> [Short task]
Copy exactly, and only, the lines below from the first through the one containing "ticks_energy = [0, 1, 2, 3, 4, 5, 6]", both included; pictures are omitted.

> [Given data]
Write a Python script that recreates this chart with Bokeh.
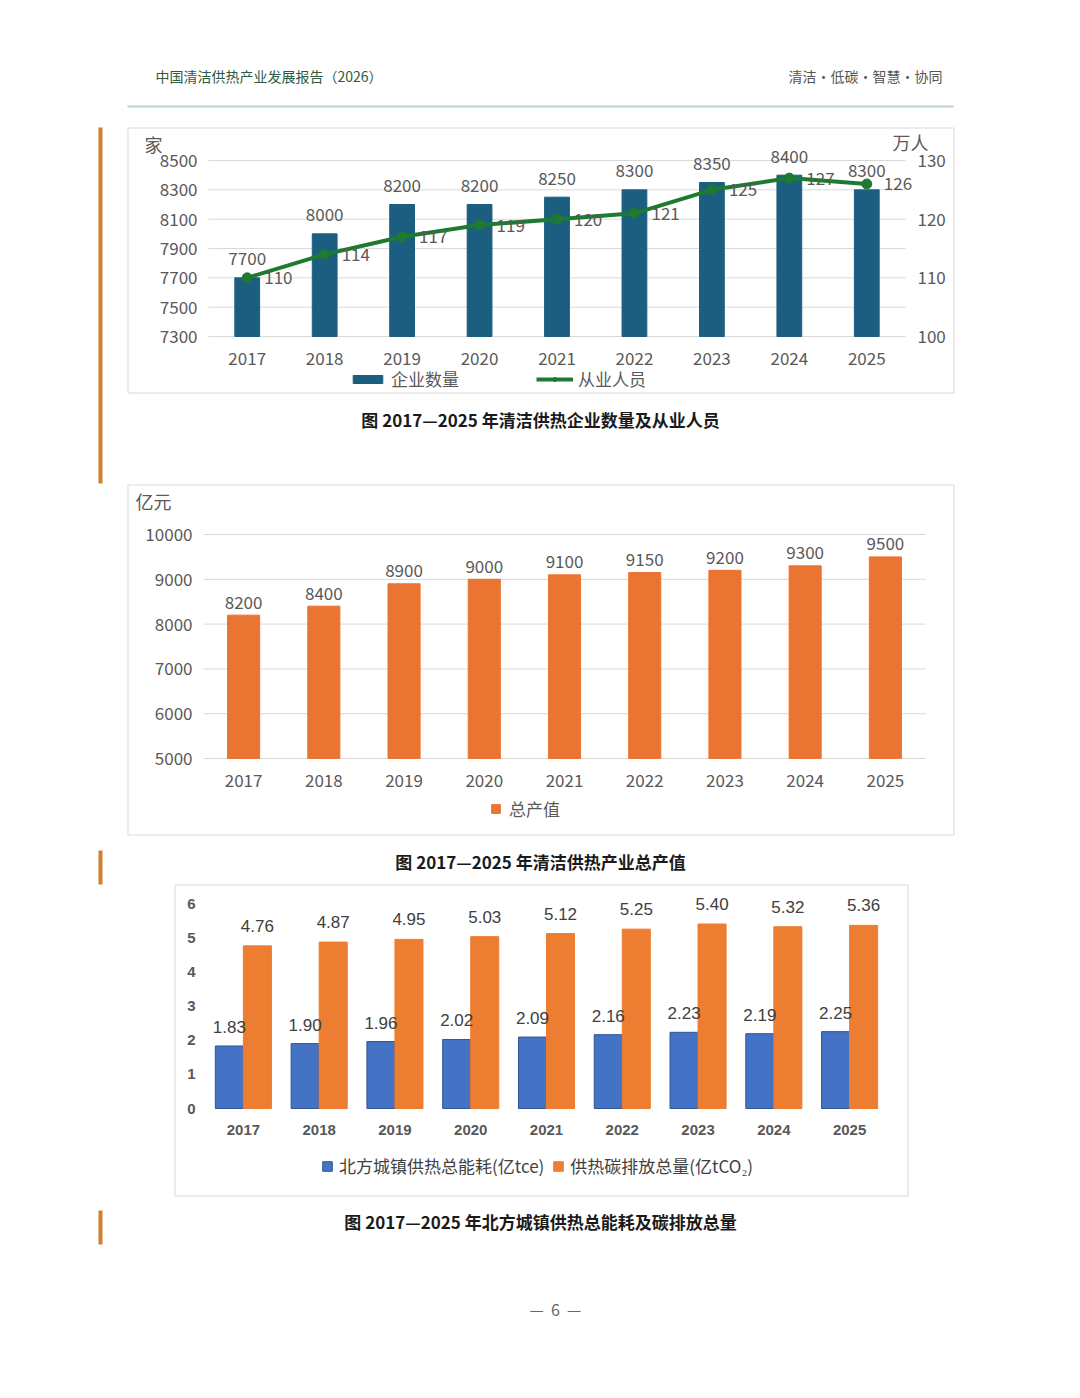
from bokeh.plotting import figure
from bokeh.models import (ColumnDataSource, Range1d, FactorRange, Legend, LegendItem,
                          LinearScale, CategoricalScale, CoordinateMapping)
from bokeh.core.properties import value
from bokeh.transform import dodge
from bokeh.embed import file_html
from bokeh.resources import INLINE

# data
years = ["2017", "2018", "2019", "2020", "2021", "2022", "2023", "2024", "2025"]
enterprises = [7700, 8000, 8200, 8200, 8250, 8300, 8350, 8400, 8300]   # 家
employees = [110, 114, 117, 119, 120, 121, 125, 127, 126]              # 万人
output_value = [8200, 8400, 8900, 9000, 9100, 9150, 9200, 9300, 9500]  # 亿元
energy = [1.83, 1.90, 1.96, 2.02, 2.09, 2.16, 2.23, 2.19, 2.25]        # 亿tce
carbon = [4.76, 4.87, 4.95, 5.03, 5.12, 5.25, 5.40, 5.32, 5.36]        # 亿tCO2

ticks_ent = [7300, 7500, 7700, 7900, 8100, 8300, 8500]
ticks_emp = [100, 110, 120, 130]
ticks_out = [5000, 6000, 7000, 8000, 9000, 10000]
ticks_energy = [0, 1, 2, 3, 4, 5, 6]

header_left = "中国清洁供热产业发展报告（2026）"
header_right = "清洁·低碳·智慧·协同"
captions = ["图 2017—2025 年清洁供热企业数量及从业人员",
            "图 2017—2025 年清洁供热产业总产值",
            "图 2017—2025 年北方城镇供热总能耗及碳排放总量"]
page_no = "—\u00a0\u00a06\u00a0\u00a0—"

W, H = 1080, 1398
CJK = "Noto Sans CJK SC"
ARIAL = "Liberation Sans"
GREY = "#595959"
DARK = "#404040"
GRID = "#d9d9d9"
ORANGE_MARK = "#cf7f2e"

# one page-sized canvas, y measured downwards in pixels
p = figure(width=W, height=H, x_range=Range1d(0, W), y_range=Range1d(H, 0),
           output_backend="svg", toolbar_location=None, tools="", min_border=0,
           x_axis_location=None, y_axis_location=None)
p.grid.visible = False
p.outline_line_color = None


class Panel:
    """Glyph calls on p, mapped from a chart's own ranges into its plot area."""

    def __init__(self, frame, x_src, y_src):
        l, r, t, b = frame
        xs = CategoricalScale() if isinstance(x_src, FactorRange) else LinearScale()
        self.cm = CoordinateMapping(x_source=x_src, y_source=y_src,
                                    x_scale=xs, y_scale=LinearScale(),
                                    x_target=Range1d(l, r), y_target=Range1d(b, t))

    def __getattr__(self, name):
        method = getattr(p, name)

        def call(*args, **kw):
            r = method(*args, **kw)
            r.coordinates = self.cm
            return r
        return call


def txt(g, x, y, text, size, color, align="center", font=CJK, bold=False, **kw):
    return g.text(x=x, y=y, text=text, text_font=value(font), text_font_size=f"{size}px",
                  text_color=color, text_align=align, text_baseline="middle",
                  text_font_style="bold" if bold else "normal", **kw)


def y_axis(g, ticks, side, size=17, offset=11, font=CJK, bold=False, grid=True):
    if grid:
        g.segment(x0=0, x1=1, y0=ticks, y1=ticks, line_color=GRID, line_width=1)
    labels = [str(t) for t in ticks]
    if side == "left":
        txt(g, 0, ticks, labels, size, GREY, "right", font, bold, x_offset=-offset)
    else:
        txt(g, 1, ticks, labels, size, GREY, "left", font, bold, x_offset=offset)


def legend(items, left, mid_y, gw, gh, standoff, spacing, color=GREY):
    p.add_layout(Legend(items=items, location=(left, H - mid_y - 10), orientation="horizontal",
                        glyph_width=gw, glyph_height=gh, label_standoff=standoff,
                        spacing=spacing, padding=0, margin=0, border_line_color=None,
                        background_fill_alpha=0, label_text_font=CJK,
                        label_text_font_size="17px", label_text_color=color,
                        label_height=20))


# ---------- page furniture ----------
txt(p, 155, 75, [header_left], 14, "#2e5a40", "left")
txt(p, 942, 75, [header_right], 14, "#555555", "right")
p.quad(left=127, right=953, top=105, bottom=107, fill_color="#b9d2cb", line_color=None)
p.quad(left=[127.5, 127.5, 174.5], right=[953.5, 953.5, 907.5],
       top=[127.5, 484.5, 884.5], bottom=[392.5, 834.5, 1195.5],
       fill_color=None, line_color=GRID, line_width=1)
p.quad(left=98, right=102, top=[127, 850, 1210], bottom=[483, 884, 1244],
       fill_color=ORANGE_MARK, line_color=None)
txt(p, [540, 540, 540], [419, 861, 1221], captions, 17, "#1a1a1a", bold=True)
txt(p, 555, 1308, [page_no], 16, "#666666")

# ---------- chart 1: enterprises and employees ----------
F1 = (208, 905, 160, 336)
x1 = FactorRange(*years)
c1 = Panel(F1, x1, Range1d(7300, 8500))
c1r = Panel(F1, x1, Range1d(100, 130))
g1 = Panel(F1, Range1d(0, 1), Range1d(7300, 8500))
g1r = Panel(F1, Range1d(0, 1), Range1d(100, 130))
y_axis(g1, ticks_ent, "left")
y_axis(g1r, ticks_emp, "right", offset=12, grid=False)
txt(c1, years, 7300, years, 17, GREY, y_offset=22)
txt(p, [153, 910], [143, 141], ["家", "万人"], 18, GREY)

src1 = ColumnDataSource(dict(year=years, ent=enterprises, emp=employees,
                             ent_txt=[str(v) for v in enterprises],
                             emp_txt=[str(v) for v in employees]))
bars1 = c1.vbar(x="year", top="ent", bottom=7300, width=0.32, source=src1,
                fill_color="#1b5e80", line_color="#1b5e80")
line1 = c1r.line(x="year", y="emp", source=src1, line_color="#1e7a31", line_width=4)
pts1 = c1r.scatter(x="year", y="emp", source=src1, size=10,
                   fill_color="#1e7a31", line_color="#1e7a31")
txt(c1, "year", "ent", "ent_txt", 17, GREY, source=src1, y_offset=-19)
txt(c1r, "year", "emp", "emp_txt", 17, GREY, "left", source=src1, x_offset=17)
legend([LegendItem(label="企业数量", renderers=[bars1]),
        LegendItem(label="从业人员", renderers=[line1, pts1])],
       349, 381, 37, 10, 5, 77)

# ---------- chart 2: total output value ----------
F2 = (203, 925, 534, 758)
c2 = Panel(F2, FactorRange(*years), Range1d(5000, 10000))
g2 = Panel(F2, Range1d(0, 1), Range1d(5000, 10000))
y_axis(g2, ticks_out, "left")
txt(c2, years, 5000, years, 17, GREY, y_offset=22)
txt(p, 153, 500, ["亿元"], 18, GREY)

src2 = ColumnDataSource(dict(year=years, val=output_value,
                             val_txt=[str(v) for v in output_value]))
bars2 = c2.vbar(x="year", top="val", bottom=5000, width=0.4, source=src2,
                fill_color="#ea7431", line_color="#ea7431")
txt(c2, "year", "val", "val_txt", 17, GREY, source=src2, y_offset=-13)
legend([LegendItem(label="总产值", renderers=[bars2])], 490, 811, 11, 11, 8, 0)

# ---------- chart 3: energy use and carbon emissions ----------
F3 = (205, 887, 903, 1108)
x3 = FactorRange(*years)
c3 = Panel(F3, x3, Range1d(0, 6))
g3 = Panel(F3, Range1d(0, 1), Range1d(0, 6))
y_axis(g3, ticks_energy, "left", size=15, offset=10, font=ARIAL, bold=True, grid=False)
txt(c3, years, 0, years, 15, GREY, font=ARIAL, bold=True, y_offset=21)

src3 = ColumnDataSource(dict(year=years, energy=energy, carbon=carbon,
                             e_txt=[f"{v:.2f}" for v in energy],
                             c_txt=[f"{v:.2f}" for v in carbon]))
b_energy = c3.vbar(x=dodge("year", -0.185, range=x3), top="energy", width=0.37,
                   source=src3, fill_color="#4472c4", line_color="#2f5597", line_width=1)
b_carbon = c3.vbar(x=dodge("year", 0.185, range=x3), top="carbon", width=0.37,
                   source=src3, fill_color="#ed7d31", line_color="#ed7d31")
txt(c3, dodge("year", -0.185, range=x3), "energy", "e_txt", 17, DARK, font=ARIAL,
    source=src3, y_offset=-19)
txt(c3, dodge("year", 0.185, range=x3), "carbon", "c_txt", 17, DARK, font=ARIAL,
    source=src3, y_offset=-20)
legend([LegendItem(label="北方城镇供热总能耗(亿tce)", renderers=[b_energy]),
        LegendItem(label="供热碳排放总量(亿tCO₂)", renderers=[b_carbon])],
       321, 1168, 12, 12, 6, 8, color=DARK)

open("out.html", "w").write(file_html(p, INLINE))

> [Output for this task]
Write a Python script that recreates this chart with Bokeh.
from bokeh.plotting import figure
from bokeh.models import (ColumnDataSource, Range1d, FactorRange, Legend, LegendItem,
                          LinearScale, CategoricalScale, CoordinateMapping)
from bokeh.core.properties import value
from bokeh.transform import dodge
from bokeh.embed import file_html
from bokeh.resources import INLINE

# data
years = ["2017", "2018", "2019", "2020", "2021", "2022", "2023", "2024", "2025"]
enterprises = [7700, 8000, 8200, 8200, 8250, 8300, 8350, 8400, 8300]   # 家
employees = [110, 114, 117, 119, 120, 121, 125, 127, 126]              # 万人
output_value = [8200, 8400, 8900, 9000, 9100, 9150, 9200, 9300, 9500]  # 亿元
energy = [1.83, 1.90, 1.96, 2.02, 2.09, 2.16, 2.23, 2.19, 2.25]        # 亿tce
carbon = [4.76, 4.87, 4.95, 5.03, 5.12, 5.25, 5.40, 5.32, 5.36]        # 亿tCO2

ticks_ent = [7300, 7500, 7700, 7900, 8100, 8300, 8500]
ticks_emp = [100, 110, 120, 130]
ticks_out = [5000, 6000, 7000, 8000, 9000, 10000]
ticks_energy = [0, 1, 2, 3, 4, 5, 6]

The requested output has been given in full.